What a wet weekend! On Sunday, it rained nonstop and so I holed up indoors and made a big pot of lentil soup with pasta. Home cooking hit the spot after two consecutive nights of eating out (first at Broadway Centro Pizza and then at India Clay Oven Restaurant & Bar.)
The International Year of Pulses is over, but if you’re looking to increase your legume intake in 2019, give this recipe a go. Lentil soup with pasta is packed with fresh produce and flavor and comes together in less than an hour. Serve it with crusty bread for a light but satisfying meal.
Recipe adapted from Giadzy.
- 2 tablespoons olive oil
- 1 medium onion, diced
- 2 medium carrots, peeled and diced
- 2 stalks celery, diced
- ½ leek (white and light green parts only), quartered lengthwise, thinly sliced and rinsed
- 2 garlic cloves, minced
- sea salt and freshly ground black pepper
- 1 15 oz. can diced tomatoes with Italian herbs
- 1¾ cups green lentils
- 8 cups chicken broth
- 6 sprigs fresh thyme
- 2 tablespoons chopped fresh parsley
- 3 cups packed torn kale leaves
- ⅔ cup miniature rotelle or other short pasta
- grated Asiago cheese (for topping)
- In a large pot, heat olive oil over medium-high heat. Add onion, carrots, celery and leek and cook, stirring occasionally, until tender, about 7 minutes.
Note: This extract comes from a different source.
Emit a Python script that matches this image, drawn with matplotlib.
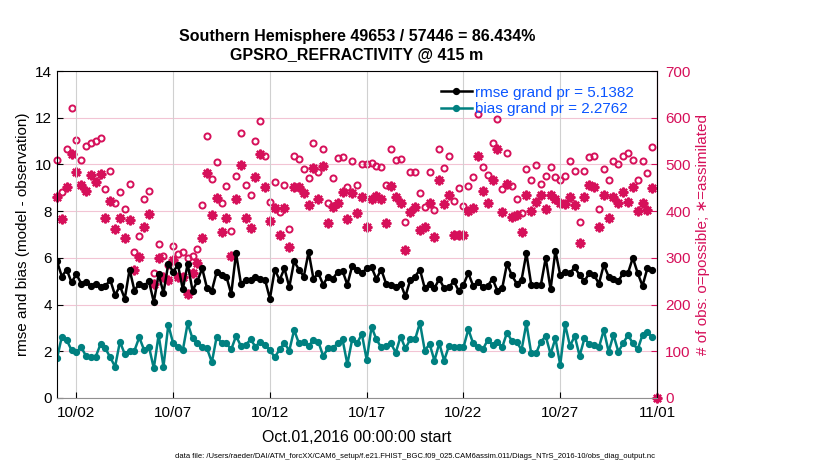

- Add garlic, season with salt and pepper, and cook for 1 minute.
- Add tomatoes and cook, stirring occasionally, for 8 minutes.
- Add lentils and stir to combine. Add chicken broth, thyme and parsley and bring to a boil. Reduce heat to medium-low, cover and simmer, stirring occasionally, for 30 minutes.
- Add kale and rotelle and cook until pasta is al dente, about 5 minutes.
- Season with additional salt and pepper to taste. Top with Asiago cheese.